There’s something so exciting about writing a novel--and if you’re committed to doing it in just one year, it’s even more exciting! Many people aren’t up for such a challenge, but you know it can be done. After all, writers like Joyce Carol Oates and Stephen King are always producing new work. And you’ve always been the kind of person who went above and beyond with your schoolwork, and when it comes to actual work, you seem to get projects finished before any of your colleagues. As a lover of literature and writing, you think you’re ready.
But you’re worried about keeping up your productivity. What do you do if you get burnt out? How do you create a schedule that works for you? Luckily, it’s all about using the right strategies--and here they are.
1 Get away from it all
If you’re going to change your life and write a novel, it’s probably a good idea to start a whole new kind of lifestyle. If you’re lucky, that means getting away from your busy life, leaving your job and unpacking your things in a cabin in the woods Walden-style or a lighthouse by the sea. Maybe you’ve even gotten a writing residency. But even if you don’t have an escape up to that level, it is time to make such a big change that your old life is unrecognizable.
Don’t stop seeing your friends completely, but let them know that you’ll be less available than you used to. If there are big projects available at work, and it doesn’t endanger your job to say no, tell your boss that you want to keep things as they are now. If you’re able to get some remote work, do that, too. The time you save on your commute to write will be worth it. Considering that telecommuting workers have increased 115 percent in only one decade, your boss might say yes.
2 Detox from social media
When we say “get away from it all” above, we don’t just mean getting physically away and clearing your schedule for more time to write. Another huge time suck that you might not even notice affecting your ability to write is your need for attention on social media. We live in an age of excess information, and even though that means almost anyone can make money by using apps like Instagram intelligently, it can also mean that you’re distracting yourself from what matters.

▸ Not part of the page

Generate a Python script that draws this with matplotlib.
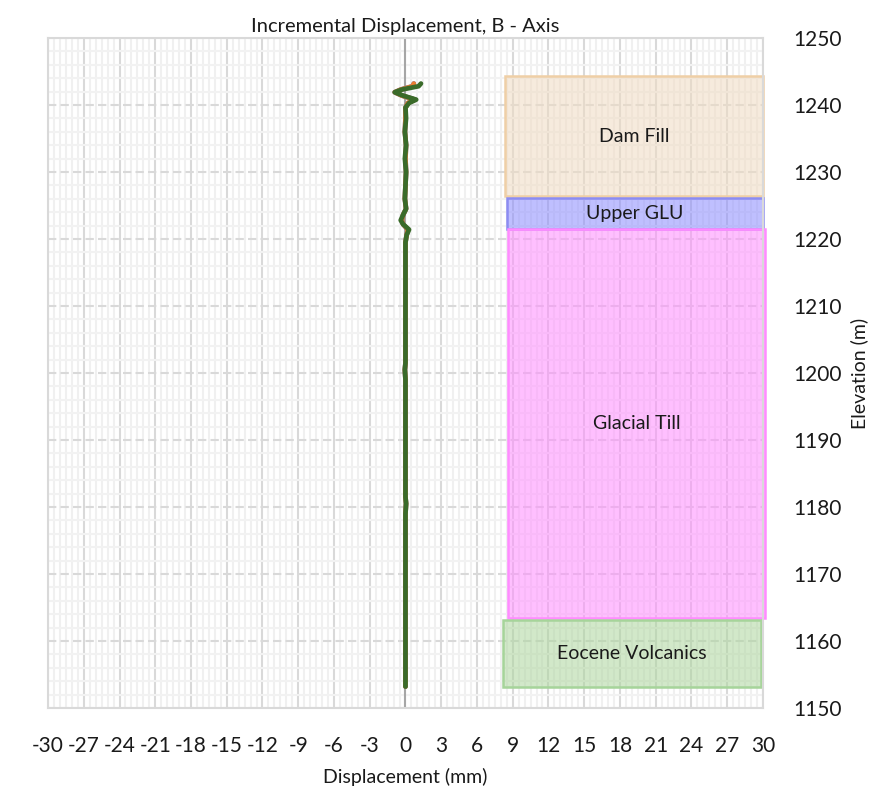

If you’re the kind of person who wakes up and checks social media first thing in the morning, you might be addicted. If you find yourself scrolling through Facebook and you’ve suddenly gone a year back into your life, that’s a sign, too. Even if you don’t have a serious problem, think about how much time you could be writing instead. So set a time limit on how often you check social media and your favorite online entertainment. Think about it: in 2017 only, Netflix users collectively watched 1 billion hours of content in one week. That’s a lot of lost time!
3 Create an effective schedule
Now that you’ve cleared time in your life for writing your novel, it’s time to get down to the nitty-gritty of it and start writing. But if you’re constantly churning out content, that isn’t going to be super useful, because you’ll get burnt out. Instead, commit to a certain number of pages or words a week (hours won’t do when it’s such a tight deadline of a year). Then spread that out over a week, with at least one day off where you don’t think about your novel. That way, you can subconsciously process it.
Every once in a while, give yourself a week of vacation. Just like with regular work, you need time off. You can make $8,000 a month writing romance novels, but if you don’t give yourself time to relax, you’re going to be sapped of energy, and you’ll crash and burn halfway through!
4 Make yourself accountable
Finally, it’s important to hold yourself accountable. Considering that writing is such a solitary act, it’s a good idea to partner up with someone. Write together at cafes, or even better--join a writing class. There are writing classes and workshops everywhere, both in writing centers and in local libraries.
In 2018, federal funding for public libraries increased, with $27 million restored to the national literacy program. So you’re likely to find some great options there now that they’ve got available funds for hosting writing groups! Additionally, an MFA program or a novel writing program like the ones with Faber and Curtis Brown Creative in London are options. It’s all about knowing what will work best for you.
These are some of the best ways to stay productive if you plan to write a novel in just one year. What other strategies do you think would work?